You can look in the code base and try to see what’s causing it, and I cannot see it. I did add a “safety” if you will, but even then it’s still really strange. I am only guessing here as to the cause if FOG is indeed the one responsible – directly. The only thing I could think of that would make all systems keep “stacking up” is if there’s a “stuck” element in either powermanagement or scheduledtasks.
These two items are cycled on a timer and will be operated on the next time their “turn” comes around. If there’s something found in the tasking relationship, but the item is blank it could return ALL items.
That said, the way I’m seeing it described is rather a “massive” wol packet that has all the macs rolled into one. It sounds, to me, like the prior WOL requests are being stacked upon rather than each WOL item being treated separately. There’s only one point in the code that “could” do this but it’s a localized variable. This localized variable basically means that it’s only available at the initial call. Once it’s gone, the variable is gone.
Again these are just my guesses at this point. You could validate it relatively quickly though.
If you have two systems side by side.
Reboot your fog server.
Task one of them with something WOL related.
Once system turns on, turn it off.
Task the other system in the same way.
Does the first system ALSO turn on?
-
@Wayne-Workman I don’t understand the concern here. While I can publish static binaries when I release, having it download hasn’t been a problem for a VERY long time.
FOG 1.2.0 could not be installed in a closed-system unless it had already been installed with an “open-system”.
The issues that are occurring now are unrelated to static vs. dynamic binaries. They’re literally repository related.
The reason I decided to use specific repos? To ensure everybody is on the same page for the installation. How can we expect people to just know how to install PHP 5.5 or greater? I mean we have an installer, and we’re requiring this version. How can we “break” the installer simply because their system doesn’t have the version of software we’re requiring?

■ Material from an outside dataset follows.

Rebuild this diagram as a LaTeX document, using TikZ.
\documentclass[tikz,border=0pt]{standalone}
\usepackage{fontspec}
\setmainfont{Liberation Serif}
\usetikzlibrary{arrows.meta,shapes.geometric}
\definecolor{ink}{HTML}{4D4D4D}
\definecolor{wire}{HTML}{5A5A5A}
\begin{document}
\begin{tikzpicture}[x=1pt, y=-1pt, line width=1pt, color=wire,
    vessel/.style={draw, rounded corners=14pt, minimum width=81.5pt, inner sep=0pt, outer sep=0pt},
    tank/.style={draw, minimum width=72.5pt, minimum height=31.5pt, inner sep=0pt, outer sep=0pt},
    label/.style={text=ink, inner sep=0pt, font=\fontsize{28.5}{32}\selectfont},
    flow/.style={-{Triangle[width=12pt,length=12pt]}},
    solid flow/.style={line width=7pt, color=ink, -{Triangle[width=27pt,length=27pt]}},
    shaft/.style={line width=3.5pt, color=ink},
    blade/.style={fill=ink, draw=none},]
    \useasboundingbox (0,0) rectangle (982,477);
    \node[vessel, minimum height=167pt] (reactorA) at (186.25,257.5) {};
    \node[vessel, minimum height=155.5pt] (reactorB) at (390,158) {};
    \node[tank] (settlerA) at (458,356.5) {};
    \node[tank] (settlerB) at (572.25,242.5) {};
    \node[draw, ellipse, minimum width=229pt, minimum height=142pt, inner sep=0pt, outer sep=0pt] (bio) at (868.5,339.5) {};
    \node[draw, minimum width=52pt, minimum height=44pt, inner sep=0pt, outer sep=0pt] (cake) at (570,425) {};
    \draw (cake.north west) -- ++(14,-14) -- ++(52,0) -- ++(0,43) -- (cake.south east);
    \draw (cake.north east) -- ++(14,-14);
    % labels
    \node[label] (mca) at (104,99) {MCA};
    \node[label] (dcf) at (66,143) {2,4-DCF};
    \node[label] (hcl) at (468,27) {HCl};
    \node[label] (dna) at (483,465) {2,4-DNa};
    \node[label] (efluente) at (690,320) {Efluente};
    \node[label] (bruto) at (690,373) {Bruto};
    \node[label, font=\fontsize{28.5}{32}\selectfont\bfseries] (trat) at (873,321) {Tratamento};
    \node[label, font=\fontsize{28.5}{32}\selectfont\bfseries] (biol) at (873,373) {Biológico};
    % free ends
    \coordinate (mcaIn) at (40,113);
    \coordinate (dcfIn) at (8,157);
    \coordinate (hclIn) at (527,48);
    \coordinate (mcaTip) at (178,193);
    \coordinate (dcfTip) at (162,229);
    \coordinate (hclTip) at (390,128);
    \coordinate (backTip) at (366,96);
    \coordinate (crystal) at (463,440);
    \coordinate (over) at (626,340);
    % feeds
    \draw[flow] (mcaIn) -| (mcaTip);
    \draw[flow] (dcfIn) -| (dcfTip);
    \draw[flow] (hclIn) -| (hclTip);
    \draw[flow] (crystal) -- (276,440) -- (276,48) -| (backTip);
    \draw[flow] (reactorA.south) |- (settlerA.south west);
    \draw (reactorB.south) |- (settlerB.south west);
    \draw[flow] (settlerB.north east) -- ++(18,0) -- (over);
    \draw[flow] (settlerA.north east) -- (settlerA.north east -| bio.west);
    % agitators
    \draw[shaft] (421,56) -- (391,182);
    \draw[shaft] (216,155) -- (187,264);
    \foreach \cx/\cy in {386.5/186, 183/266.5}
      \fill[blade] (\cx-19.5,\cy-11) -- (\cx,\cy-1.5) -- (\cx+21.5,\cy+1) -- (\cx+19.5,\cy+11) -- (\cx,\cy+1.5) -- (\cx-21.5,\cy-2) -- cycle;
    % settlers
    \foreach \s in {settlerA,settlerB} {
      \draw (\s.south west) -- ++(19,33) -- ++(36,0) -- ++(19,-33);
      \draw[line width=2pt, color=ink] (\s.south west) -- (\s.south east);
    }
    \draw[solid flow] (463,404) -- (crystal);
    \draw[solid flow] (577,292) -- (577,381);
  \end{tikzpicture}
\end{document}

The major differences between 1.2.0 and 1.3.0-RC series are solely because we’re trying to make a better product with limited requirement on the administrator/user installing. 1.2.0 did not install any repositories or update any of the “required” packages. If it were a fresh install, it would most certainly require internet connection to perform the package installation. If it couldn’t get to the internet, it would fail in much the same way.

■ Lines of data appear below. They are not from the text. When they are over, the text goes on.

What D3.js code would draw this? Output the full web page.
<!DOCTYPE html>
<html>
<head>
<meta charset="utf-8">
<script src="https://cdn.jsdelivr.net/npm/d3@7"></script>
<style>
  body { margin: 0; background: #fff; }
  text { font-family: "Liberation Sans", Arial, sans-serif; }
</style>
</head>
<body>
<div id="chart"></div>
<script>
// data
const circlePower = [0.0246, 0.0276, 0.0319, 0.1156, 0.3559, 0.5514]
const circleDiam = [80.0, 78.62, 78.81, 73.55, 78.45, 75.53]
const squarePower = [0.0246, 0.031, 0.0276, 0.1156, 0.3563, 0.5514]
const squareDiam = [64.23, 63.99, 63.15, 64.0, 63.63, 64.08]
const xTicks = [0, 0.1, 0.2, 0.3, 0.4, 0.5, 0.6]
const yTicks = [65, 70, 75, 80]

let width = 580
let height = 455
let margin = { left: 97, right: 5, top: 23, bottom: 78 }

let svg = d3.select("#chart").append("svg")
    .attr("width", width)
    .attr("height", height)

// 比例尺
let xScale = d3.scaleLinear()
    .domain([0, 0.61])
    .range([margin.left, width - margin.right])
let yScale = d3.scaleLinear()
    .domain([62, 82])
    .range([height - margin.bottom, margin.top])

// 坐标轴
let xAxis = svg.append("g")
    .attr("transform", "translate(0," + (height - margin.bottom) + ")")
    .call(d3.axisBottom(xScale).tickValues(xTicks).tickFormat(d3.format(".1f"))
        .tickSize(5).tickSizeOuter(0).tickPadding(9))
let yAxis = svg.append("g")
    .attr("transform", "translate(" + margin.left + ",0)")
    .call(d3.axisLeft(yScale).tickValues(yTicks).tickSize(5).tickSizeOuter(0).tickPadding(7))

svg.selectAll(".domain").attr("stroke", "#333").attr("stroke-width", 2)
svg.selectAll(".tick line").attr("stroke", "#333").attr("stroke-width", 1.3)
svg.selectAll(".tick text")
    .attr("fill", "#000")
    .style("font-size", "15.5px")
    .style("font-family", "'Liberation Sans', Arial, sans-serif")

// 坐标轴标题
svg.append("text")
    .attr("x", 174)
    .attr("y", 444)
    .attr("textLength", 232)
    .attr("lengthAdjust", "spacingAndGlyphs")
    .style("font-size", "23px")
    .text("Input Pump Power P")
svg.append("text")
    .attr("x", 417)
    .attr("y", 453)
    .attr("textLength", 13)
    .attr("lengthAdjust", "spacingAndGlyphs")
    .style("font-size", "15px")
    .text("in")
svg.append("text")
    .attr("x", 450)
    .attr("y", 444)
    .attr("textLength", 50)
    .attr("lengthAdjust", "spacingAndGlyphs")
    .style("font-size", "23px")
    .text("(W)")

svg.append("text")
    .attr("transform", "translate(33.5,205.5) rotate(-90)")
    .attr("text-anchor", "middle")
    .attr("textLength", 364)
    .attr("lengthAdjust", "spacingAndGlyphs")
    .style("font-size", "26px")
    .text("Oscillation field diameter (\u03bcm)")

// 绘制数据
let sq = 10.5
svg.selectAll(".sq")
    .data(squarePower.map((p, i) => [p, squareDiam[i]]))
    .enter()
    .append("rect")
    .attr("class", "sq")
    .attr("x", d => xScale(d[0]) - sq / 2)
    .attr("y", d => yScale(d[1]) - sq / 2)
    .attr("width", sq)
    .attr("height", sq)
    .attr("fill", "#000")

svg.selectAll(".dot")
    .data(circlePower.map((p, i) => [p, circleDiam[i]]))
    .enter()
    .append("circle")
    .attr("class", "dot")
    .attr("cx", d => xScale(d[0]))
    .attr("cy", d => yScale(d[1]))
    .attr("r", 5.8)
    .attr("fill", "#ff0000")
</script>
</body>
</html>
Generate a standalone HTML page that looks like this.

Ondrej repository literally changed things from how they were to a totally new system. Granted the new system they’ve adopted is a bit simpler, but it did mean a slight bit of a headache until it was all figured out.
I don’t know why you’re concerned with the init’s, kernels, and client when that had nothing to do with the problems that were being seen.
-
@Tom-Elliott Just want to clarify one bit of the WoL issue I saw - it wasn’t one big packet trying to wake a ton of MAC’s. It was thousands of individual WoL packets each with their own MAC to wake.
When I caught this yesterday, there was one task in the system to do a deploy. I couldn’t even find any WoL packets trying to wake this machine coming from Fog. Instead, of the few packets I checked, they were for random machines all over the district. And for many of them, there would be upwards of 50-100 WoL packets for just one MAC.
Is there a system level way for me to disable WoL? Could that be added easily? We don’t use WoL at all currently and that isn’t going to change anytime soon.
-
@MRCUR There isn’t a “global” on/off switch for WOL. This is semi-intentional though. There’s only a few cases where FOG performs WOL at all.
-
Powermanagement -> Ondemand or scheduled.
-
Host deploy tasking -> Every task now has a “WOL” checkbox with the exception being the “pure” WOL tasking.
-
Group deploy tasking -> Every task now has a “WOL” checkbox with the exception being the “pure” WOL tasking.
FOG Task Scheduler (FOGScheduler service) checks every minute. If any “scheduled” Powermanagement task or any Deployed tasking is scheduled either by cron or delayed and the time is up and wol was enabled, it will send WOL packets to those systems. If there’s an instant tasking created and hasn’t checked in yet, Task Scheduler will re-send WOL packets as well (to try to limit human involvement as much as possible.)
-
-
Is this still occurring?
-
@Tom-Elliott Haven’t had it happen again yet.